Earlier this year I crafted a highly critical review of 'Trials and Errors', a live album and the first official release from Jason Molina's new band Magnolia Electric Co. To these ears, the performances seemed stodgy and mostly overlong, and it did not bode well for the forthcoming studio album. That record has now been granted a full UK release. Entitled 'What Comes After The Blues', it is by some considerably distance the most accessible album that Molina has penned to date, and is likely to put yet more distance between him and his friend and mentor Will Oldham. It also comes as a merciful relief that it is also an absolutely fantastic record.
Not always known for his sensitivity in production techniques, somehow Steve Albinini has managed to muffle the colossal and insensitive drum thud that marred the live album. In fact, much of the playing here, whilst frequently exhuberant and spirited, is a great deal more subtle than I had expected. Even the most conventional tracks, where Molina's current Neil Young fixation is most apparent, have a wistful melodic appeal and are arranged with more restraint and care than anything on 'Trials and Errors'. 'The Dark Don't Hide It' opens the album with a sugar rush of chiming guitars and slide solos, along with a strident, almost infectious melody. It's a powerful statement, but actually somewhat misleading for the rest of the album. Elsewhere, Molina appears more reflective and less blustery.
There are two superb examples of this - the eerie and mysterious 'Hard To Love A Man', which is beautifully performed to emphasise its ambiguities. More familiar is the charming, melancholy 'Leave The City', which bears a slight resemblance to Scott Mackenzie's 'If You're Going To San Francisco (Be Sure To Wear Some Flowers In Your Hair)', but manages to find its own distinctive voice by virtue of some beguling trumpet melodies.
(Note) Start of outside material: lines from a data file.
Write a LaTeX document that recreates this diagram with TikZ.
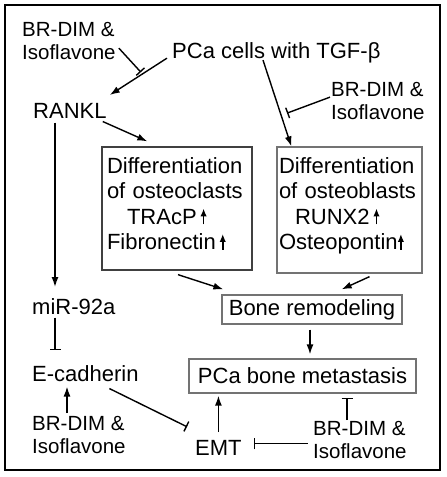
\documentclass[tikz,border=0pt]{standalone}
\usepackage{fontspec}
\setmainfont{Liberation Sans}
\usetikzlibrary{arrows.meta,calc}
\newcommand{\uparr}{\tikz[baseline=0pt]\draw[line width=1.6pt,-{Latex[length=8pt,width=6.5pt]}] (0pt,0pt)--(0pt,16pt);}
\tikzset{
  lab/.style={inner sep=0pt, anchor=north west, align=left, font=\fontsize{22}{25.5}\selectfont},
  brlab/.style={inner sep=0pt, anchor=north west, align=left, font=\fontsize{20.5}{23.5}\selectfont},
  box/.style={draw=black!55, line width=1.3pt, inner sep=0pt, font=\fontsize{22}{25.5}\selectfont},
  arr/.style={line width=1.4pt, -{Latex[length=10pt,width=7pt]}},
  inh/.style={line width=1.4pt, -{Bar[width=11pt,line width=1.4pt]}},
}
\begin{document}
\begin{tikzpicture}[x=1pt,y=-1pt]
\useasboundingbox (0,0) rectangle (447,477);
\draw[line width=1.4pt] (5,5) rectangle (440,470);

% text nodes
\node[brlab] (tlbr) at (22,22) {BR-DIM \&\\Isoflavone};
\node[lab] (ttl) at (172,42) {PCa cells with TGF-β};
\node[lab] (rankl) at (33,103) {RANKL};
\node[brlab] (trbr) at (331,82) {BR-DIM \&\\Isoflavone};
\node[lab] (mir) at (32,298) {miR-92a};
\node[lab] (ecad) at (32,365) {E-cadherin};
\node[brlab] (blbr) at (32,416) {BR-DIM \&\\Isoflavone};
\node[lab] (emt) at (195,440) {EMT};
\node[brlab] (brbr) at (313,421) {BR-DIM \&\\Isoflavone};

% boxes
\node[box, draw=black!75, minimum width=150pt, minimum height=123pt, text width=140pt, align=left] (oc) at (177,208.5)
  {Differentiation\\of osteoclasts\\\hspace*{20pt}TRAcP\,\uparr\\Fibronectin\,\uparr\rule[-9.5pt]{0pt}{9.5pt}};
\node[box, minimum width=145pt, minimum height=126pt, text width=141pt, align=left] (ob) at (349.5,210)
  {Differentiation\\of osteoblasts\\\hspace*{16pt}RUNX2\,\uparr\\Osteopontin\uparr\rule[-12.5pt]{0pt}{12.5pt}};
\node[box, minimum width=180pt, minimum height=29pt] (remodel) at (312,309.5) {Bone remodeling};
\node[box, minimum width=227pt, minimum height=34pt] (meta) at (302.5,376) {PCa bone metastasis};

% connectors
\draw[arr] ($(ttl.base west)+(-5,0)$) -- ($(rankl.north east)+(3,-8)$);
\draw[inh] ($(tlbr.east)+(3,7)$) -- ($(tlbr.east)+(25,31)$);
\draw[arr] ($(rankl.south east)+(-4,3)$) -- ($(oc.north west)+(46,-5)$);
\draw[arr] ($(ttl.base west)+(91,2)$) -- ($(ob.north west)+(15,0)$);
\draw[inh] ($(trbr.west)+(-1,-4)$) -- ($(trbr.west)+(-44,12)$);
\draw[arr] ($(oc.south)+(1,4)$) -- ($(remodel.north west)+(2,-5)$);
\draw[arr] ($(ob.south)+(20,3)$) -- ($(remodel.north east)+(-61,-5)$);
\draw[arr] ($(remodel.south)+(-2,5)$) -- ($(meta.north)+(7.5,-4)$);
\draw[arr] ($(rankl.south west)+(22,4)$) -- ($(mir.north west)+(23,-11)$);
\draw[inh] ($(mir.south west)+(23,3)$) -- ($(ecad.north west)+(23,-15)$);
\draw[arr] ($(blbr.north west)+(35,-3)$) -- ($(ecad.south west)+(35,5)$);
\draw[inh] ($(ecad.south)+(24,7)$) -- ($(emt.west)+(-8,-21)$);
\draw[arr] ($(emt.north)+(0,-8)$) -- ($(emt.north |- meta.south)+(0,2)$);
\draw[inh] ($(emt.east)+(66,-4)$) -- ($(emt.east)+(12,-4)$);
\draw[inh] ($(brbr.north west)+(34,-1)$) -- ($(brbr.north west |- meta.south)+(34,4)$);
\end{tikzpicture}
\end{document}
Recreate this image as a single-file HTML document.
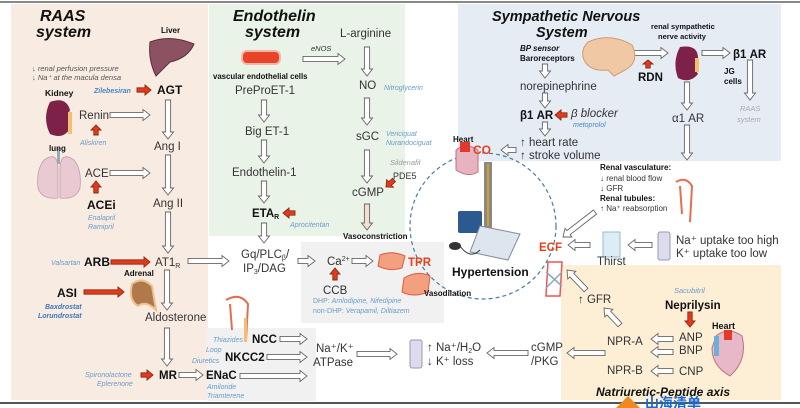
<!DOCTYPE html>
<html><head><meta charset="utf-8"><style>
html,body{margin:0;padding:0;background:#fff;}
svg{display:block;font-family:"Liberation Sans",Arial,sans-serif;}
.t{font-size:11.5px;fill:#333;}
.b{font-weight:bold;fill:#111;}
.h{font-size:16px;font-weight:bold;font-style:italic;fill:#111;}
.s{font-size:7px;font-style:italic;fill:#6a9cc9;}
.g{font-size:7.5px;font-style:italic;fill:#555;}
.sb{font-size:8px;font-weight:bold;fill:#111;}
.r{fill:#e8401c;font-weight:bold;}
</style></head><body>
<svg id="sv" width="800" height="408" viewBox="0 0 800 408" xmlns="http://www.w3.org/2000/svg">
<rect x="0" y="0" width="800" height="408" fill="#fff"/>
<line x1="0" y1="2" x2="800" y2="2" stroke="#888" stroke-width="2"/>
<!-- panels -->
<rect x="11" y="4" width="197" height="396" fill="#f8ebe2"/>
<rect x="209" y="4" width="196" height="232" fill="#eaf3e8"/>
<rect x="458" y="4" width="323" height="157" fill="#e5ecf4"/>
<rect x="301" y="242" width="143" height="81" fill="#f1f1f1"/>
<rect x="207" y="328" width="109" height="73" fill="#f1f1f1"/>
<rect x="561" y="265" width="220" height="135" fill="#fcefd6"/>
<circle cx="483" cy="226" r="73" fill="none" stroke="#4a7aa6" stroke-width="1.2" stroke-dasharray="4,3"/>
<g id="arrows"></g>
<!-- icons -->
<path d="M150,42 Q170,34 194,44 Q188,58 170,62 Q160,72 156,76 Q148,60 150,42Z" fill="#8d5262" stroke="#5a3040" stroke-width="1"/>
<path d="M50,102 Q66,96 70,110 Q66,118 70,128 Q64,140 50,134 Q42,118 50,102Z" fill="#7d2148"/>
<rect x="68" y="112" width="4" height="22" fill="#f0c070"/>
<path d="M44,160 Q58,150 58,170 L58,198 Q42,200 38,188 Q36,170 44,160Z M74,160 Q60,150 60,170 L60,198 Q76,200 80,188 Q82,170 74,160Z" fill="#e9c9d2" stroke="#c99aa8" stroke-width="0.8"/>
<rect x="57" y="148" width="3" height="16" fill="#9ab"/>
<path d="M132,284 Q142,276 152,286 L156,310 Q146,300 138,306 Q128,300 132,284Z" fill="#b0794a" stroke="#f0c090" stroke-width="2"/>
<rect x="242" y="51" width="38" height="13" rx="5" fill="#e8442a" stroke="#f3b6a8" stroke-width="2"/>
<path d="M588,42 Q610,32 632,45 Q640,62 625,70 L614,76 L608,70 Q590,72 584,60 Q580,50 588,42Z" fill="#f1c8a4" stroke="#d19a70" stroke-width="1"/>
<path d="M680,47 Q698,44 698,58 Q692,66 698,74 Q690,84 678,78 Q672,62 680,47Z" fill="#7d2148"/>
<rect x="695" y="58" width="4" height="14" fill="#f0c070"/>
<path d="M456,150 Q466,142 478,150 L478,172 Q468,178 456,170Z" fill="#e8b3c0" stroke="#c07080"/>
<rect x="460" y="142" width="10" height="10" fill="#e3392a"/>
<!-- hypertension device -->
<rect x="484" y="162" width="8" height="68" fill="#888"/><rect x="487" y="164" width="2" height="62" fill="#d8a020"/>
<rect x="458" y="211" width="24" height="22" rx="2" fill="#2a5a90"/>
<path d="M480,226 L520,234 L508,260 L470,252Z" fill="#dde6ee" stroke="#889"/>
<ellipse cx="455" cy="246" rx="6" ry="4" fill="#333"/>
<path d="M460,246 Q470,260 480,250" stroke="#333" fill="none"/>
<rect x="603" y="232" width="17" height="25" fill="#dbeef6" stroke="#9bc" stroke-width="1"/>
<rect x="658" y="232" width="12" height="28" rx="2" fill="#dcdcee" stroke="#99a"/>
<rect x="410" y="340" width="12" height="28" rx="2" fill="#dcdcee" stroke="#99a"/>
<path d="M548,262 L562,262 L560,296 L546,296Z" fill="none" stroke="#e55" stroke-width="1.5"/>
<path d="M546,272 L562,286 M562,272 L546,288" stroke="#8ab" stroke-width="1.5"/>
<path d="M676,182 Q686,176 692,186 L690,222 M680,186 L682,214" stroke="#e07050" fill="none" stroke-width="2"/>
<path d="M226,300 Q240,292 248,304 L246,340 M230,304 L232,330" stroke="#e07050" fill="none" stroke-width="2"/>
<rect x="244" y="318" width="3" height="24" fill="#f0c070"/>
<path d="M380,255 Q392,250 405,256 L402,268 Q390,272 378,266Z" fill="#f3a080" stroke="#d86040"/>
<path d="M404,278 Q418,270 430,276 L428,292 Q414,298 402,292Z" fill="#f3a080" stroke="#d86040"/>
<path d="M716,336 Q728,326 742,336 Q748,360 730,376 Q712,366 712,348Z" fill="#e6b8c8" stroke="#c07080"/>
<rect x="724" y="330" width="8" height="10" fill="#e3392a"/><rect x="714" y="336" width="5" height="20" fill="#6ab0d8"/>
<!-- texts RAAS -->
<text x="40" y="21" class="h">RAAS</text>
<text x="36" y="37" class="h">system</text>
<text x="161" y="33" class="sb">Liver</text>
<text x="32" y="71" class="g">↓ renal perfusion pressure</text>
<text x="32" y="80" class="g">↓ Na⁺ at the macula densa</text>
<text x="45" y="96" class="sb" style="font-size:8.5px">Kidney</text>
<text x="94" y="93" class="s" style="font-weight:bold;fill:#4a86c6">Zilebesiran</text>
<text x="157" y="94" class="t b" style="font-size:12px">AGT</text>
<text x="79" y="119" class="t">Renin</text>
<text x="80" y="145" class="s">Aliskiren</text>
<text x="49" y="151" class="sb">lung</text>
<text x="154" y="150" class="t">Ang I</text>
<text x="85" y="177" class="t">ACE</text>
<text x="87" y="209" class="t b" style="font-size:12px">ACEi</text>
<text x="153" y="207" class="t">Ang II</text>
<text x="88" y="220" class="s">Enalapril</text>
<text x="88" y="229" class="s">Ramipril</text>
<text x="51" y="265" class="s">Valsartan</text>
<text x="84" y="266" class="t b" style="font-size:12px">ARB</text>
<text x="155" y="266" class="t">AT1<tspan font-size="7" dy="2">R</tspan></text>
<text x="124" y="276" class="sb">Adrenal</text>
<text x="57" y="297" class="t b" style="font-size:12px">ASI</text>
<text x="45" y="309" class="s" style="font-weight:bold;fill:#3a78b8">Baxdrostat</text>
<text x="38" y="318" class="s" style="font-weight:bold;fill:#3a78b8">Lorundrostat</text>
<text x="145" y="321" class="t">Aldosterone</text>
<text x="85" y="377" class="s">Spironolactone</text>
<text x="97" y="386" class="s">Eplerenone</text>
<text x="159" y="379" class="t b">MR</text>
<text x="206" y="379" class="t b">ENaC</text>
<text x="207" y="389" class="s">Amiloride</text>
<text x="207" y="398" class="s">Triamterene</text>
<!-- Endothelin -->
<text x="233" y="21" class="h">Endothelin</text>
<text x="245" y="37" class="h">system</text>
<text x="340" y="37" class="t">L-arginine</text>
<text x="311" y="51" class="g" style="fill:#333">eNOS</text>
<text x="213" y="79" class="sb" style="font-size:7.8px">vascular endothelial cells</text>
<text x="235" y="94" class="t">PreProET-1</text>
<text x="245" y="135" class="t">Big ET-1</text>
<text x="232" y="176" class="t">Endothelin-1</text>
<text x="252" y="217" class="t b">ETA<tspan font-size="7" dy="2">R</tspan></text>
<text x="290" y="227" class="s">Aprocitentan</text>
<text x="241" y="258" class="t">Gq/PLC<tspan font-size="7" dy="2">β</tspan><tspan dy="-2">/</tspan></text>
<text x="243" y="272" class="t">IP<tspan font-size="7" dy="2">3</tspan><tspan dy="-2">/DAG</tspan></text>
<text x="359" y="89" class="t">NO</text>
<text x="384" y="90" class="s">Nitroglycerin</text>
<text x="356" y="140" class="t">sGC</text>
<text x="386" y="136" class="s">Vericiguat</text>
<text x="386" y="145" class="s">Nurandociguat</text>
<text x="390" y="165" class="g" style="fill:#999">Sildenafil</text>
<text x="393" y="179" class="t" style="font-size:9px">PDE5</text>
<text x="352" y="196" class="t">cGMP</text>
<text x="343" y="239" class="sb">Vasoconstriction</text>
<text x="327" y="265" class="t">Ca<tspan font-size="7" dy="-4">2+</tspan></text>
<text x="408" y="266" class="t r">TPR</text>
<text x="424" y="296" class="sb">Vasodilation</text>
<text x="323" y="294" class="t">CCB</text>
<text x="313" y="303" class="s" style="font-style:normal">DHP: <tspan font-style="italic">Amlodipine, Nifedipine</tspan></text>
<text x="313" y="313" class="s" style="font-style:normal">non-DHP: <tspan font-style="italic">Verapamil, Diltiazem</tspan></text>
<!-- NCC -->
<text x="213" y="342" class="s">Thiazides</text>
<text x="252" y="343" class="t b">NCC</text>
<text x="206" y="352" class="s">Loop</text>
<text x="192" y="363" class="s">Diuretics</text>
<text x="225" y="361" class="t b">NKCC2</text>
<text x="316" y="352" class="t">Na⁺/K⁺</text>
<text x="313" y="366" class="t">ATPase</text>
<!-- center -->
<text x="452" y="276" class="t b" style="font-size:12px">Hypertension</text>
<text x="453" y="142" class="sb">Heart</text>
<text x="473" y="154" class="t r" style="font-size:12px">CO</text>
<!-- Sympathetic -->
<text x="492" y="21" class="h" style="font-size:14.5px">Sympathetic Nervous</text>
<text x="536" y="37" class="h" style="font-size:14.5px">System</text>
<text x="520" y="51" class="sb" style="font-style:italic">BP sensor</text>
<text x="520" y="61" class="sb">Baroreceptors</text>
<text x="520" y="90" class="t">norepinephrine</text>
<text x="520" y="119" class="t b">β1 AR</text>
<text x="571" y="117" class="t" style="font-style:italic">β blocker</text>
<text x="573" y="127" class="s" style="fill:#4a86c6">metoprolol</text>
<text x="520" y="146" class="t">↑ heart rate</text>
<text x="520" y="159" class="t">↑ stroke volume</text>
<text x="638" y="81" class="t b">RDN</text>
<text x="651" y="29" class="sb" style="font-size:7.5px">renal sympathetic</text>
<text x="658" y="39" class="sb" style="font-size:7.5px">nerve activity</text>
<text x="733" y="58" class="t b">β1 AR</text>
<text x="724" y="74" class="sb">JG</text>
<text x="724" y="84" class="sb">cells</text>
<text x="740" y="111" class="g" style="fill:#aaa">RAAS</text>
<text x="737" y="122" class="g" style="fill:#aaa">system</text>
<text x="672" y="122" class="t">α1 AR</text>
<text x="600" y="170" class="sb">Renal vasculature:</text>
<text x="600" y="181" class="t" style="font-size:8px">↓ renal blood flow</text>
<text x="600" y="191" class="t" style="font-size:8px">↓ GFR</text>
<text x="600" y="201" class="sb">Renal tubules:</text>
<text x="600" y="211" class="t" style="font-size:8px">↑ Na⁺ reabsorption</text>
<text x="539" y="251" class="t r">ECF</text>
<text x="597" y="265" class="t">Thirst</text>
<text x="676" y="244" class="t">Na⁺ uptake too high</text>
<text x="676" y="257" class="t">K⁺ uptake too low</text>
<!-- NP axis -->
<text x="578" y="303" class="t">↑ GFR</text>
<text x="674" y="293" class="s" style="font-size:7.5px">Sacubitril</text>
<text x="665" y="309" class="t b">Neprilysin</text>
<text x="712" y="329" class="sb" style="font-size:9px">Heart</text>
<text x="679" y="341" class="t">ANP</text>
<text x="679" y="354" class="t">BNP</text>
<text x="679" y="375" class="t">CNP</text>
<text x="607" y="345" class="t">NPR-A</text>
<text x="607" y="374" class="t">NPR-B</text>
<text x="531" y="351" class="t">cGMP</text>
<text x="531" y="365" class="t">/PKG</text>
<text x="427" y="351" class="t">↑ Na⁺/H<tspan font-size="7" dy="2">2</tspan><tspan dy="-2">O</tspan></text>
<text x="427" y="365" class="t">↓ K⁺ loss</text>
<text x="596" y="396" class="h" style="font-size:12px">Natriuretic-Peptide axis</text>
<line x1="0" y1="403" x2="800" y2="403" stroke="#555" stroke-width="2"/>
<path d="M616,408 L628,396 L640,408Z" fill="#f08a20"/>
<text x="645" y="408" style="font-size:14px;font-weight:bold;fill:#1a6ad0;font-family:'Noto Sans CJK SC',sans-serif">山海清单</text>
</svg>
<script>
var g=document.getElementById('arrows'),NS='http://www.w3.org/2000/svg';
function A(x1,y1,x2,y2,red){var dx=x2-x1,dy=y2-y1,L=Math.hypot(dx,dy),ux=dx/L,uy=dy/L,px=-uy,py=ux;
var sw=red?2.2:2.6,hw=red?5:5.5,hl=red?6:7;if(L<14){hl=Math.min(hl,L*0.5);}
var bx=x2-ux*hl,by=y2-uy*hl;
var pts=[[x1+px*sw,y1+py*sw],[bx+px*sw,by+py*sw],[bx+px*hw,by+py*hw],[x2,y2],[bx-px*hw,by-py*hw],[bx-px*sw,by-py*sw],[x1-px*sw,y1-py*sw]];
var p=document.createElementNS(NS,'polygon');p.setAttribute('points',pts.map(function(q){return q[0].toFixed(1)+','+q[1].toFixed(1)}).join(' '));
p.setAttribute('fill',red?'#e43a1c':(red===0?'#f5ddd0':'#fff'));p.setAttribute('stroke',red?'#8a2a10':'#666');p.setAttribute('stroke-width','0.9');g.appendChild(p);}
// RAAS
A(168,100,168,139);A(168,155,168,195);A(168,212,168,253);A(167,270,167,310);A(167,328,167,366);
A(110,115,150,115);A(110,173,150,173);A(179,375,203,375);
A(137,90,151,90,1);A(96,135,96,125,1);A(96,193,96,181,1);A(111,262,150,262,1);A(84,292,124,292,1);A(141,375,153,375,1);
// Endothelin
A(303,59,345,59);A(264,100,264,122);A(264,140,264,163);A(264,181,264,203);A(264,223,264,243);
A(367,47,367,76);A(367,98,367,125);A(367,150,367,183);A(367,204,367,230,0);
A(295,213,283,213,1);A(394,180,386,187,1);
A(188,261,229,261);A(298,261,315,261);A(352,261,373,261);A(335,280,335,268,1);
// NCC
A(280,339,307,339);A(267,357,307,357);A(240,376,307,376);A(357,354,397,354);
// SNS
A(545,64,545,78);A(545,93,545,108);A(545,122,545,136);A(567,115,555,115,1);A(516,150,501,150);
A(627,53,668,53);A(648,68,648,60,1);A(702,53,730,53);A(750,60,750,100);A(687,82,687,110);A(687,125,687,160);
A(595,212,563,237);A(590,245,568,245);A(652,245,628,245);
// NP
A(620,325,604,308);A(586,290,567,270);A(690,312,690,327,1);
A(673,339,651,339);A(673,352,651,352);A(673,371,651,371);A(605,353,567,353);A(528,353,487,353);
</script>
</body></html>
Lyrically, this is clearly an unashamed attempt at capturing the great American vernacular. There are numerous references to highways, roads and north stars which place this firmly in Springsteen territory. The inspiration, according to Molina himself, was Hank Williams' 'I Have Seen The Light', a statement made explicit in the concluding song, cunningly titled 'I Have Not Seen The Light'.
The album is structured so that the calmer, acoustic moments come towards the end. This is not a structuring policy I would expect to appreciate - but it works surprisingly well here, as it allows the album to develop an increasingly elegiac mood. The final few tracks will be familiar to long-term Molina fans, but they are more immediate and less elusive than anything on 'The Lioness' or 'Didn't It Rain'. 'Hammer Down' and 'North Star Blues' are particularly memorable.
Throughout Jennie Benford plays a very effective Emmylou Harris to Molina's Gram Parsons, and she even contributes one quite remarkable song, the genuinely moving 'Night Shift Lullaby', which may as well have been written especially for me! The tone is vulnerable and delicate throughout, but Molina's voice appears to have assumed a new force, which works very well wheh paired with Benford's sweet harmonies.
The title 'What Comes After The Blues' is also illuminating. This is not a blues album as such, but it is full of the resonances, cadences and wisdom of traditional American music. Molina has now firmly placed himself in a songwriting tradition (that of Dylan, Young and Springsteen) and, as such, 'What Comes After The Blues' may be unfairly dismissed as his most conventional work. This would be a mistake, however. There is still some of the raw brilliance of the later Songs:Ohia albums here and plenty of Molina's distinctive way with mood and atmosphere. A remarkable album.